* **SET TASK**
Leave out every picture, and retype exactly the lines from the line with "Write a standalone" through the line with "to Moral Living</text>", both ends included.

* **EXTRACTED DATA**

▼▼▼

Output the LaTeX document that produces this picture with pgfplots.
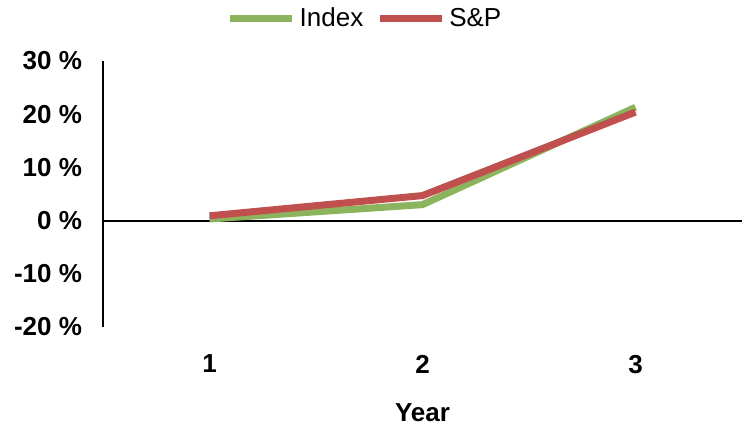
\documentclass[border=0pt]{standalone}
\usepackage{fontspec}
\setmainfont{Liberation Sans}
\usepackage{pgfplots}
\pgfplotsset{compat=1.18}
\definecolor{idxgreen}{HTML}{8CB45E}
\definecolor{spred}{HTML}{C0504D}
\begin{document}
\begin{tikzpicture}
\begin{axis}[
  name=ax,
  scale only axis,
  width=319.5pt, height=133pt,
  xmin=0.5, xmax=3.5,
  ymin=-20, ymax=30,
  font=\fontsize{13}{15.5}\selectfont,
  axis y line=left,
  axis x line=bottom,
  x axis line style={draw=none},
  y axis line style={-, line width=1pt},
  major tick length=0pt,
  xtick={1,2,3},
  xticklabels={1,2,3},
  ytick={-20,-10,0,10,20,30},
  yticklabels={-20 \%,-10 \%,0 \%,10 \%,20 \%,30 \%},
  ticklabel style={font=\fontsize{13}{15.5}\selectfont\bfseries},
  x tick label style={yshift=-10.5pt},
  y tick label style={xshift=-7pt},
  xlabel={\textbf{Year}},
  xlabel style={at={(axis description cs:0.5,0)}, anchor=north, yshift=-35pt},
  legend style={at={(0.4116,1.158)}, anchor=center, draw=none, fill=none,
    legend columns=2, font=\fontsize{13}{15.5}\selectfont,
    /tikz/every even column/.append style={column sep=4.5pt}},
  legend image code/.code={\draw[#1] (0pt,0pt) -- (31pt,0pt);},
  clip=false,
]
\draw[black, line width=1pt] (axis cs:0.5,0) -- (axis cs:3.5,0);
\addplot[idxgreen, line width=3.5pt] coordinates {(1,0.3) (2,3.0) (3,21.3)};
\addlegendentry{Index}
\addplot[spred, line width=3.5pt] coordinates {(1,0.9) (2,4.7) (3,20.4)};
\addlegendentry{S\&P}
\coordinate (bl) at (rel axis cs:0,0);
\coordinate (tr) at (rel axis cs:1,1);
\end{axis}
\pgfresetboundingbox
\path[use as bounding box] ([xshift=-51.5pt,yshift=-49pt]bl) rectangle ([xshift=3.5pt,yshift=30.5pt]tr);
\end{tikzpicture}
\end{document}
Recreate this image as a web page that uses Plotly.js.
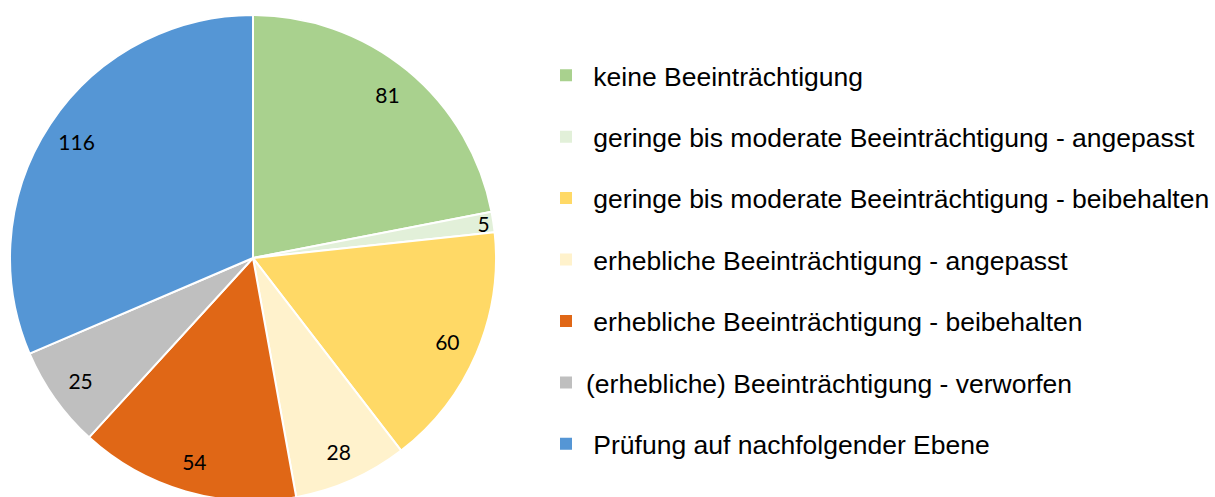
<!DOCTYPE html>
<html><head><meta charset="utf-8">
<script src="https://cdn.plot.ly/plotly-3.0.1.min.js"></script>
<style>html,body{margin:0;padding:0;overflow:hidden;background:#fff}</style>
</head><body>
<div id="chart" style="width:1215px;height:504px"></div>
<script>
const labels = [
  "keine Beeinträchtigung",
  "geringe bis moderate Beeinträchtigung - angepasst",
  "geringe bis moderate Beeinträchtigung - beibehalten",
  "erhebliche Beeinträchtigung - angepasst",
  "erhebliche Beeinträchtigung - beibehalten",
  "(erhebliche) Beeinträchtigung - verworfen",
  "Prüfung auf nachfolgender Ebene"
];
// legend entries as shown (the original has a leading space on all but one)
const legendNames = [
  "\u00A0keine Beeinträchtigung",
  "\u00A0geringe bis moderate Beeinträchtigung - angepasst",
  "\u00A0geringe bis moderate Beeinträchtigung - beibehalten",
  "\u00A0erhebliche Beeinträchtigung - angepasst",
  "\u00A0erhebliche Beeinträchtigung - beibehalten",
  "(erhebliche) Beeinträchtigung - verworfen",
  "\u00A0Prüfung auf nachfolgender Ebene"
];
const values = [81, 5, 60, 28, 54, 25, 116];
const colors = ["#A9D18E", "#E2F0D9", "#FFD966", "#FFF2CC", "#E06716", "#BFBFBF", "#5596D5"];

const W = 1215;
const dom = {x: [10 / W, 496 / W], y: [0, 1]};
const traces = [{
  type: "pie",
  labels: labels,
  values: values,
  sort: false,
  direction: "clockwise",
  rotation: 0,
  marker: {colors: colors, line: {color: "#ffffff", width: 2}},
  textinfo: "none",
  domain: dom,
  showlegend: false,
  hoverinfo: "label+value"
}, {
  // transparent ring carrying the value labels near the rim
  type: "pie",
  labels: labels,
  values: values,
  sort: false,
  direction: "clockwise",
  rotation: 0,
  hole: 0.74,
  marker: {colors: labels.map(() => "rgba(0,0,0,0)"), line: {width: 0}},
  textinfo: "value",
  textposition: "inside",
  insidetextorientation: "horizontal",
  textfont: {family: "Lato, 'Open Sans', sans-serif", size: 21, color: "#000000"},
  domain: dom,
  showlegend: false,
  hoverinfo: "skip"
}];
labels.forEach((lab, i) => {
  traces.push({
    type: "scatter", mode: "markers",
    x: [null], y: [null],
    name: legendNames[i],
    legendgroup: "g" + i,
    marker: {symbol: "square", size: 11, color: colors[i]},
    showlegend: true
  });
});

const layout = {
  width: 1215, height: 504,
  margin: {l: 0, r: 0, t: 15, b: 3},
  paper_bgcolor: "#ffffff",
  plot_bgcolor: "#ffffff",
  xaxis: {visible: false, domain: [0.99, 1]},
  yaxis: {visible: false},
  showlegend: true,
  uniformtext: {minsize: 21, mode: "show"},
  legend: {
    x: 546 / W, xanchor: "left",
    y: 0.925, yanchor: "top",
    font: {family: "'Liberation Sans', Arial, sans-serif", size: 26.5, color: "#000000"},
    tracegroupgap: 24,
    itemsizing: "constant",
    bgcolor: "rgba(0,0,0,0)"
  }
};
Plotly.newPlot("chart", traces, layout, {displayModeBar: false, staticPlot: true});
</script>
</body></html>
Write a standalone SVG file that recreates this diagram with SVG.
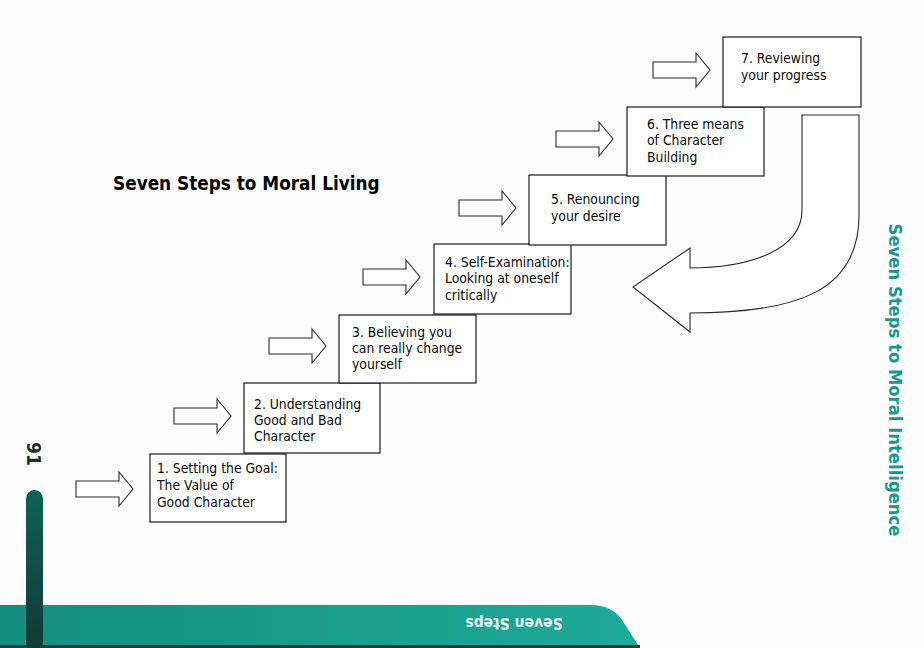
<svg xmlns="http://www.w3.org/2000/svg" width="924" height="648" viewBox="0 0 924 648">
<defs>
<style>
.box{fill:#fff;stroke:#1a1a1a;stroke-width:1.2}
.arr{fill:#fff;stroke:#2a2a2a;stroke-width:1.1;stroke-linejoin:miter}
.t{font-family:"DejaVu Sans Condensed","DejaVu Sans",sans-serif;font-size:13.8px;fill:#0a0a0a}
.title{font-family:"DejaVu Sans Condensed","DejaVu Sans",sans-serif;font-size:18.8px;font-weight:bold;fill:#000}
.side{font-family:"DejaVu Sans Condensed","DejaVu Sans",sans-serif;font-size:18.3px;font-weight:bold;fill:#14998b}
</style>
<linearGradient id="band" x1="0" y1="0" x2="1" y2="0">
<stop offset="0" stop-color="#148d7e"/>
<stop offset="1" stop-color="#20aa9a"/>
</linearGradient>
<linearGradient id="bar" x1="0" y1="0" x2="0" y2="1">
<stop offset="0" stop-color="#0f6256"/>
<stop offset="1" stop-color="#0f3a35"/>
</linearGradient>
</defs>
<rect width="924" height="648" fill="#fdfdfd"/>

<g id="page-decor">
<path d="M0,605 H590 Q612,605 622,620 L640,648 H0 Z" fill="url(#band)"/>
<rect x="0" y="645" width="640" height="3" fill="#173f3b"/>
<rect x="26" y="490" width="17" height="160" rx="8.5" fill="url(#bar)"/>
<text transform="translate(27,454) rotate(90)" text-anchor="middle" style="font-family:'DejaVu Sans Condensed','DejaVu Sans',sans-serif;font-size:19px;font-weight:bold;fill:#16302c">91</text>
<text transform="translate(514,618) rotate(180)" text-anchor="middle" style="font-family:'DejaVu Sans Condensed','DejaVu Sans',sans-serif;font-size:15.5px;font-weight:bold;fill:#e6f4f1">Seven Steps</text>
<text class="side" transform="translate(889,380) rotate(90)" text-anchor="middle">Seven Steps to Moral Intelligence</text>
</g>

<text id="title" class="title" x="113" y="190">Seven Steps to Moral Living</text>

<g id="connectors">
<path class="arr" d="M76,481 H119 V472 L133,489 L119,506 V497 H76 Z"/>
<path class="arr" d="M174,408 H217 V399 L231,416 L217,433 V424 H174 Z"/>
<path class="arr" d="M269,338 H312 V329 L326,346 L312,363 V354 H269 Z"/>
<path class="arr" d="M363,269 H406 V260 L420,277 L406,294 V285 H363 Z"/>
<path class="arr" d="M459,200 H502 V191 L516,208 L502,225 V216 H459 Z"/>
<path class="arr" d="M556,131 H599 V122 L613,139 L599,156 V147 H556 Z"/>
<path class="arr" d="M653,62 H696 V53 L710,70 L696,87 V78 H653 Z"/>
<path class="arr" d="M802,115 H859 V215 C859,290 800,313 690,313 V332 L633,287 L690,248 V268 C750,268 802,250 802,210 Z"/>
</g>

<g id="step1"><rect class="box" x="150" y="454" width="136" height="68"/>
<text class="t"><tspan x="157" y="473">1. Setting the Goal:</tspan><tspan x="157" y="490">The Value of</tspan><tspan x="157" y="507">Good Character</tspan></text></g>
<g id="step2"><rect class="box" x="244" y="383" width="136" height="70"/>
<text class="t"><tspan x="254" y="409">2. Understanding</tspan><tspan x="254" y="425">Good and Bad</tspan><tspan x="254" y="441">Character</tspan></text></g>
<g id="step3"><rect class="box" x="339" y="315" width="137" height="68"/>
<text class="t"><tspan x="352" y="337">3. Believing you</tspan><tspan x="352" y="353">can really change</tspan><tspan x="352" y="369">yourself</tspan></text></g>
<g id="step4"><rect class="box" x="434" y="244" width="137" height="70"/>
<text class="t"><tspan x="445" y="267">4. Self-Examination:</tspan><tspan x="445" y="283">Looking at oneself</tspan><tspan x="445" y="300">critically</tspan></text></g>
<g id="step5"><rect class="box" x="529" y="175" width="137" height="70"/>
<text class="t"><tspan x="551" y="204">5. Renouncing</tspan><tspan x="551" y="221">your desire</tspan></text></g>
<g id="step6"><rect class="box" x="627" y="107" width="137" height="69"/>
<text class="t"><tspan x="647" y="129">6. Three means</tspan><tspan x="647" y="145">of Character</tspan><tspan x="647" y="162">Building</tspan></text></g>
<g id="step7"><rect class="box" x="723" y="37" width="138" height="70"/>
<text class="t"><tspan x="741" y="63">7. Reviewing</tspan><tspan x="741" y="80">your progress</tspan></text></g>
</svg>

▲▲▲

* **TASK SOLUTION**
Write a standalone SVG file that recreates this diagram with SVG.
<svg xmlns="http://www.w3.org/2000/svg" width="924" height="648" viewBox="0 0 924 648">
<defs>
<style>
.box{fill:#fff;stroke:#1a1a1a;stroke-width:1.2}
.arr{fill:#fff;stroke:#2a2a2a;stroke-width:1.1;stroke-linejoin:miter}
.t{font-family:"DejaVu Sans Condensed","DejaVu Sans",sans-serif;font-size:13.8px;fill:#0a0a0a}
.title{font-family:"DejaVu Sans Condensed","DejaVu Sans",sans-serif;font-size:18.8px;font-weight:bold;fill:#000}
.side{font-family:"DejaVu Sans Condensed","DejaVu Sans",sans-serif;font-size:18.3px;font-weight:bold;fill:#14998b}
</style>
<linearGradient id="band" x1="0" y1="0" x2="1" y2="0">
<stop offset="0" stop-color="#148d7e"/>
<stop offset="1" stop-color="#20aa9a"/>
</linearGradient>
<linearGradient id="bar" x1="0" y1="0" x2="0" y2="1">
<stop offset="0" stop-color="#0f6256"/>
<stop offset="1" stop-color="#0f3a35"/>
</linearGradient>
</defs>
<rect width="924" height="648" fill="#fdfdfd"/>

<g id="page-decor">
<path d="M0,605 H590 Q612,605 622,620 L640,648 H0 Z" fill="url(#band)"/>
<rect x="0" y="645" width="640" height="3" fill="#173f3b"/>
<rect x="26" y="490" width="17" height="160" rx="8.5" fill="url(#bar)"/>
<text transform="translate(27,454) rotate(90)" text-anchor="middle" style="font-family:'DejaVu Sans Condensed','DejaVu Sans',sans-serif;font-size:19px;font-weight:bold;fill:#16302c">91</text>
<text transform="translate(514,618) rotate(180)" text-anchor="middle" style="font-family:'DejaVu Sans Condensed','DejaVu Sans',sans-serif;font-size:15.5px;font-weight:bold;fill:#e6f4f1">Seven Steps</text>
<text class="side" transform="translate(889,380) rotate(90)" text-anchor="middle">Seven Steps to Moral Intelligence</text>
</g>

<text id="title" class="title" x="113" y="190">Seven Steps to Moral Living</text>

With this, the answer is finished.